SB 5476 also set up some new statewide services, including expanded use of the Law Enforcement Assisted Diversion, a community-based program that originated in Washington that diverts people away from jail, referring them to services and treatment.

Walton pointed to some success of substance abuse treatment programs in Washington run by people who themselves have lived that experience. Several studies suggest that peer-oriented services result in positive recovery-based outcomes for people with behavioral health disorders.

“Through the funding in fiscal year ’22 and fiscal year ’23, able to have worked with 21 different providers for expansion and enhancement or implementation of a peer-run organization such as a recovery café or a recovery community organization,” he said, noting that is an increase from 11 different providers in the fiscal years 2021 and 2022.

“But we tried to ensure there was statewide coverage with the funding,” Walton added.

While the services set up in SB 5476 are just getting off the ground and are showing some promise in certain areas, challenges remain.

“But yeah, it is variable across the state,” Walton admitted. “I mean, thinking about 39 different counties all trying to implement a pre-arrest diversion program that includes elected officials, prosecuting attorneys, defense attorneys, all coming to agreement on which scenario somebody can be eligible to be diverted from the criminal system in their county or city, um, it’s not something that can happen in 18 months, 12 months.”

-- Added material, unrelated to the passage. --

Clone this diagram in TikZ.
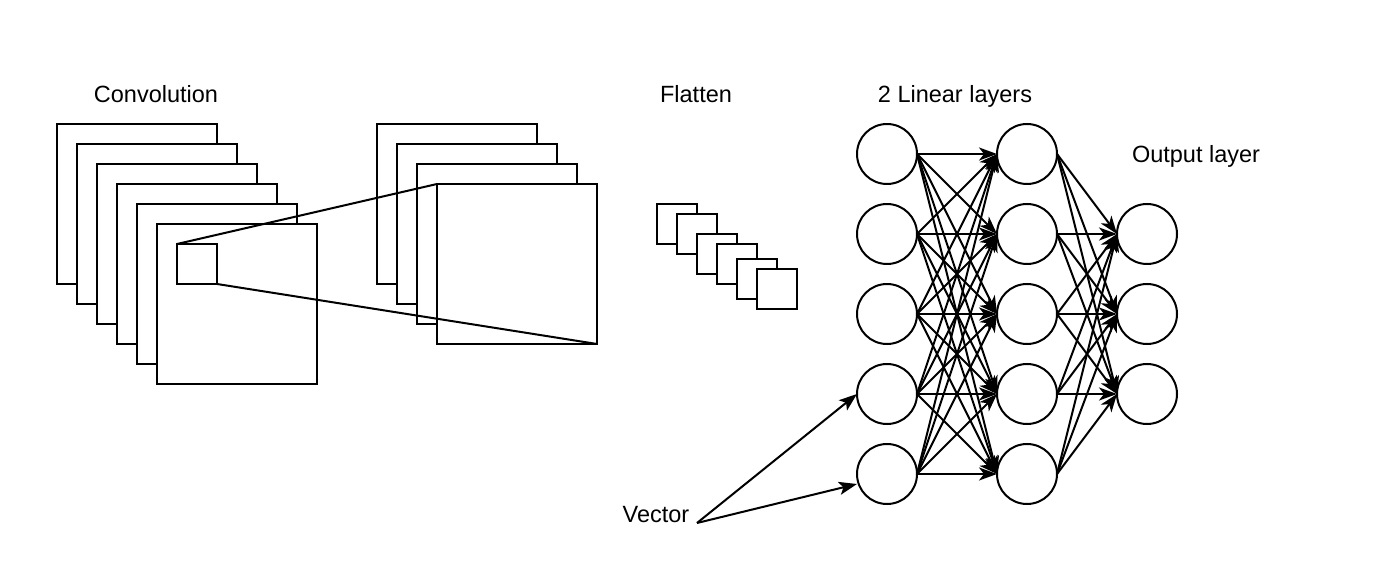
\documentclass[tikz,border=0pt]{standalone}
\usepackage{fontspec}
\setmainfont{Liberation Sans}
\usetikzlibrary{arrows.meta}
\begin{document}
\begin{tikzpicture}[x=1pt,y=-1pt,
  sq/.style={draw=black,fill=white,line width=2pt,minimum size=#1,inner sep=0pt,outer sep=0pt},
  neuron/.style={draw=black,fill=white,circle,line width=2pt,minimum size=60pt,inner sep=0pt,outer sep=0pt},
  label/.style={font=\fontsize{23.5}{28}\selectfont,inner sep=0pt,anchor=base},
  link/.style={line width=2pt,-{Stealth[length=18pt,width=13pt,inset=5pt]}},
  plain/.style={line width=2pt}]
\useasboundingbox[fill=white] (0,0) rectangle (1377,569);

% first convolution stack
\foreach \i in {0,...,5}
  \node[sq=160pt] (a\i) at (137+20*\i,204+20*\i) {};
\node[sq=40pt] (kern) at (197,264) {};

% second convolution stack
\foreach \i in {0,...,3}
  \node[sq=160pt] (b\i) at (457+20*\i,204+20*\i) {};

% receptive field lines
\draw[plain] (kern.north west) -- (b3.north west);
\draw[plain] (kern.south east) -- (b3.south east);

% flattened maps
\node[sq=40pt] (f0) at (677,224) {};
\node[sq=40pt] (f1) at (697,234) {};
\node[sq=40pt] (f2) at (717,254) {};
\node[sq=40pt] (f3) at (737,264) {};
\node[sq=40pt] (f4) at (757,279) {};
\node[sq=40pt] (f5) at (777,289) {};

% neurons
\foreach \j in {1,...,5} {
  \node[neuron] (h\j) at (887,74+80*\j) {};
  \node[neuron] (g\j) at (1027,74+80*\j) {};
}
\foreach \k in {1,...,3}
  \node[neuron] (o\k) at (1147,154+80*\k) {};

% connections
\foreach \j in {1,...,5}
  \foreach \k in {1,...,5}
    \draw[link] (h\j.east) -- (g\k.west);
\foreach \j in {1,...,5}
  \foreach \k in {1,...,3}
    \draw[link] (g\j.east) -- (o\k.west);

% labels
\node[label] (tconv) at (156,102.5) {Convolution};
\node[label] (tflat) at (696,102.5) {Flatten};
\node[label] (tlin) at (955,102.5) {2 Linear layers};
\node[label] (tout) at (1196,162.5) {Output layer};
\node[label] (tvec) at (656,522.5) {Vector};

% input vector arrows
\coordinate (vs) at (697,523);
\draw[line width=2pt,-{Stealth[length=18pt,width=13pt,inset=4pt]}] (vs) -- (h4.west);
\draw[line width=2pt,-{Stealth[length=18pt,width=13pt,inset=4pt]}] (vs) -- ([yshift=-10pt]h5.west);
\end{tikzpicture}
\end{document}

The Blake decision came up last week at a meeting of Senate Democratic Caucus leaders, including talk of how lawmakers would respond in the upcoming 2023 legislative session.

“I feel like there’s a consensus building to do something that’s public health focused but also a little bit of increased role of the criminal justice system from what we saw in the last version,” Majority Leader Andy Billig, D-Spokane, said at the time.

Next year’s 105-day legislative session runs from Jan. 9 through April 23.